森永研究員さんの後ろ盾をもらえれば鬼に金棒です!
研究員
1kg板のドライアイスを新聞紙で覆い、ジャンボを2枚のドライアイスで挟み込み、できるだけ小さな発泡スチロールの容器で運んでください。 そうすれば、5時間はまず問題ないかと思います。
研究員
ドライアイスはネットや氷屋などで購入することが出来ますが、お手軽さという点でやはり採用は見送り。 となると、現在の保冷方法で「何時間までならジャンボを楽しめるのか」を知る必要があります。

そこで導入したのは、コードセンサー付き温度計。まずは冷凍庫内の温度を測定すると、やはり-19℃ほどとかなり低いことがわかりました。 そして、保冷方法は前回と同じISKAのコンパクトクーラーに100均保冷バッグ、冷凍PET×2本、保冷剤×1個です。
-1.7℃で実験開始!

センサーを内部に挿入、ジャンボの環境温度をモニターします。 森永製菓研究員さんのアドバイスでは、-3℃前後がアイスの融点とのことのため、今回 「-4℃を限界点」と決め、何時間持つのかを確認することにしました。 (室温=約25℃)
開始から2時間後には-5℃に

開始からおよそ6分半、ジャンボ環境温度は -12.3℃まで下がりました(意外に下がるものなんですね! )。その後、30分後に-10℃、1時間後に-7.8℃、1.5時間後に-6.2℃、2時間後に-5.0℃と温度が上昇していきます。 もうこのあたりが限界か?!

そして2時間半後に-4.3℃となり、開始から2時間44分後、ついに-4℃を超え-3.9℃に到達! ここが限界とジャンボの状態を確認してみることに。

当然ですが、保冷剤も冷凍PETもカッチカチで一切溶けていません。 ここまでは前回と同じ。
さて、果たしてチョコモナカジャンボはどうなっているのか?!

横から見るとまったく溶けていません!
前回は溶け出したアイスが漏れ出していました。 しかし早合点はいけません、念のため 割って中身を見てみましょう。

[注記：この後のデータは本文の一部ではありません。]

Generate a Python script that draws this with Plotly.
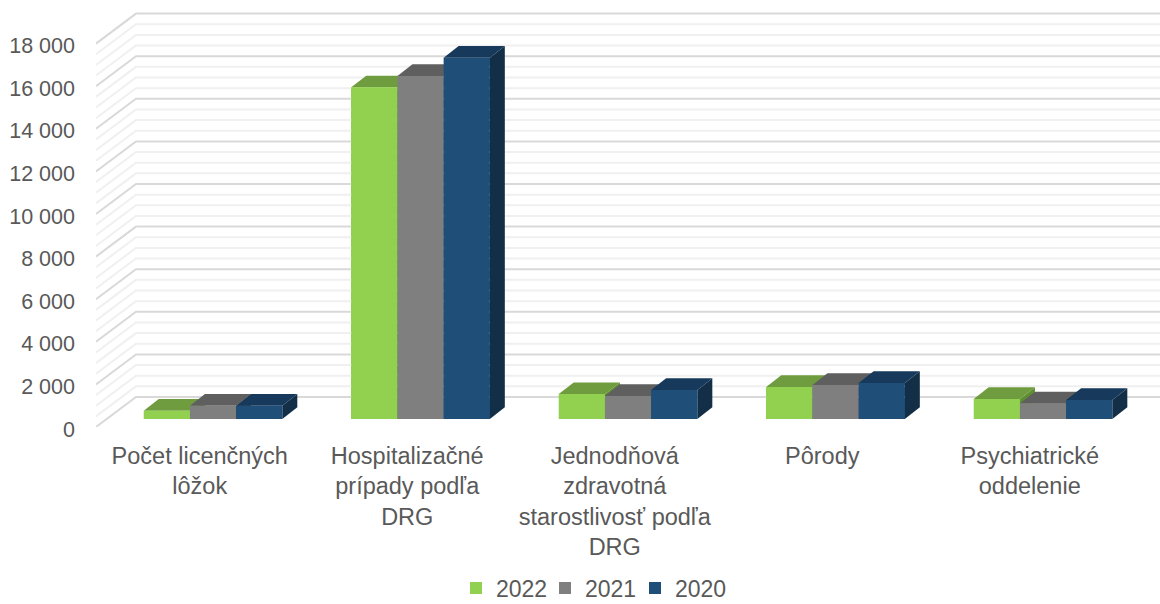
import plotly.graph_objects as go

categories = ["Počet licenčných<br>lôžok", "Hospitalizačné<br>prípady podľa<br>DRG",
              "Jednodňová<br>zdravotná<br>starostlivosť podľa<br>DRG", "Pôrody",
              "Psychiatrické<br>oddelenie"]
v2022 = [390, 15570, 1170, 1500, 940]
v2021 = [625, 16100, 1080, 1600, 735]
v2020 = [625, 16960, 1360, 1690, 890]
series_names = ["2022", "2021", "2020"]
y_major = [0, 2000, 4000, 6000, 8000, 10000, 12000, 14000, 16000, 18000]
y_labels = ["0", "2 000", "4 000", "6 000", "8 000", "10 000", "12 000", "14 000", "16 000", "18 000"]

W, H = 1160, 604
ML, MB = 96, 177
PX_PER_CAT = 207.5
PX_PER_VAL = 42.6 / 2000
PLOT_H = H - MB
X0, X1 = -0.5, -0.5 + (W - ML) / PX_PER_CAT
Y1 = PLOT_H / PX_PER_VAL

WALL_DX, WALL_DV = 40 / PX_PER_CAT, 30 / PX_PER_VAL
BAR_DX, BAR_DV = 15 / PX_PER_CAT, 11.7 / PX_PER_VAL
FLOOR = 8 / PX_PER_VAL
BAR_W = 46.2 / PX_PER_CAT
CENTER_SHIFT = 0.064

styles = [
    dict(front="#92D050", top="#6F9C3E", side="#5F8F30"),
    dict(front="#7F7F7F", top="#5F5F5F", side="#505050"),
    dict(front="#1F4E79", top="#17395B", side="#132F48"),
]
values = [v2022, v2021, v2020]
legend_ids = ["legend", "legend2", "legend3"]
legend_left_px = [456, 545, 635]

fig = go.Figure()


def grid(vals, color, width):
    xs, ys = [], []
    for v in vals:
        xs += [X0, X0 + WALL_DX, X1 + 1, None]
        ys += [v, v + WALL_DV, v + WALL_DV, None]
    fig.add_trace(go.Scatter(x=xs, y=ys, mode="lines", showlegend=False, hoverinfo="skip",
                             line=dict(color=color, width=width)))


minor = [m + k * 500 for m in y_major[:-1] for k in (1, 2, 3)]
grid(minor, "#F0F0F0", 2)
grid(y_major, "#D9D9D9", 2)

# real bars (front faces, legend)
for j, name in enumerate(series_names):
    fig.add_trace(go.Bar(
        x=[i + CENTER_SHIFT + (j - 1) * BAR_W for i in range(len(categories))],
        y=values[j], base=[FLOOR] * len(categories), width=BAR_W, name=name,
        legend=legend_ids[j], showlegend=True,
        marker=dict(color=styles[j]["front"], line=dict(width=0)),
        hoverinfo="skip"))


def poly(xs, ys, color):
    fig.add_trace(go.Scatter(x=xs + [xs[0]], y=ys + [ys[0]], mode="lines", fill="toself",
                             fillcolor=color, line=dict(width=0, color=color),
                             showlegend=False, hoverinfo="skip"))


# depth faces, painted left to right
for i in range(len(categories)):
    for j in range(3):
        v = values[j][i]
        xc = i + CENTER_SHIFT + (j - 1) * BAR_W
        xl, xr = xc - BAR_W / 2, xc + BAR_W / 2
        top = FLOOR + v
        poly([xr, xr + BAR_DX, xr + BAR_DX, xr],
             [FLOOR, FLOOR + BAR_DV, top + BAR_DV, top], styles[j]["side"])
        poly([xl, xl + BAR_DX, xr + BAR_DX, xr],
             [top, top + BAR_DV, top + BAR_DV, top], styles[j]["top"])
        poly([xl, xr, xr, xl], [FLOOR, FLOOR, top, top], styles[j]["front"])


def legend_at(left_px):
    return dict(orientation="h", x=(left_px - ML) / (W - ML), xanchor="left",
                y=(PLOT_H - 588) / PLOT_H, yanchor="middle",
                font=dict(size=23, color="#595959"), bgcolor="rgba(0,0,0,0)",
                itemclick=False, itemdoubleclick=False)


fig.update_layout(
    width=W, height=H, paper_bgcolor="white", plot_bgcolor="white",
    margin=dict(l=ML, r=0, t=0, b=MB, pad=0, autoexpand=False),
    font=dict(family="Liberation Sans, Arial, sans-serif", color="#595959"),
    bargap=0,
    showlegend=True,
    legend=legend_at(legend_left_px[0]),
    legend2=legend_at(legend_left_px[1]),
    legend3=legend_at(legend_left_px[2]),
    xaxis=dict(range=[X0, X1], tickmode="array", tickvals=list(range(len(categories))),
               ticktext=categories, tickangle=0, showgrid=False, zeroline=False,
               showline=False, ticks="", ticklabelstandoff=12,
               tickfont=dict(size=23.5, color="#595959")),
    yaxis=dict(range=[0, Y1], tickmode="array", tickvals=y_major, ticktext=y_labels,
               showgrid=False, zeroline=False, showline=False, ticks="",
               ticklabelstandoff=20, ticklabelshift=2,
               tickfont=dict(size=21.5, color="#595959")),
)

fig.write_html("out.html", config={"displayModeBar": False},
               post_script="document.body.style.margin='0';")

割る際、押し潰してしまいましたが、課題のアイスミルク部分は溶けていません! 食べてみると、少しだけやわらかめではありますが充分な美味しさ。 やはり森永研究員さんのアドバイスに従い、-4℃を限界点としたのが良かったようです。 また、室温25℃の環境下ではおよそ2時間45分でしたが、ハイク時の目安としては「2時間~2時間半」と設定すれば良さそうです。
さぁ、これでリベンジの条件は揃いました。 次こそは達成できそうです!
しかしこの時、予想外のハプニングに見舞われることを知る由もない筆者だった…
いざリベンジへ!が、まさかのハプニング発生!

残暑厳しい9月初旬、同じく根子岳ー四阿山にて気温22℃でのスタート。 ジャンボ喫食可能時間を2~2.5時間と設定したため、スピードハイクで行けば、ちょうど根子岳を経由し四阿山に到着する時間です。 念のため、今回はコード式センサーを挿入し、温度をモニターしながら登ります。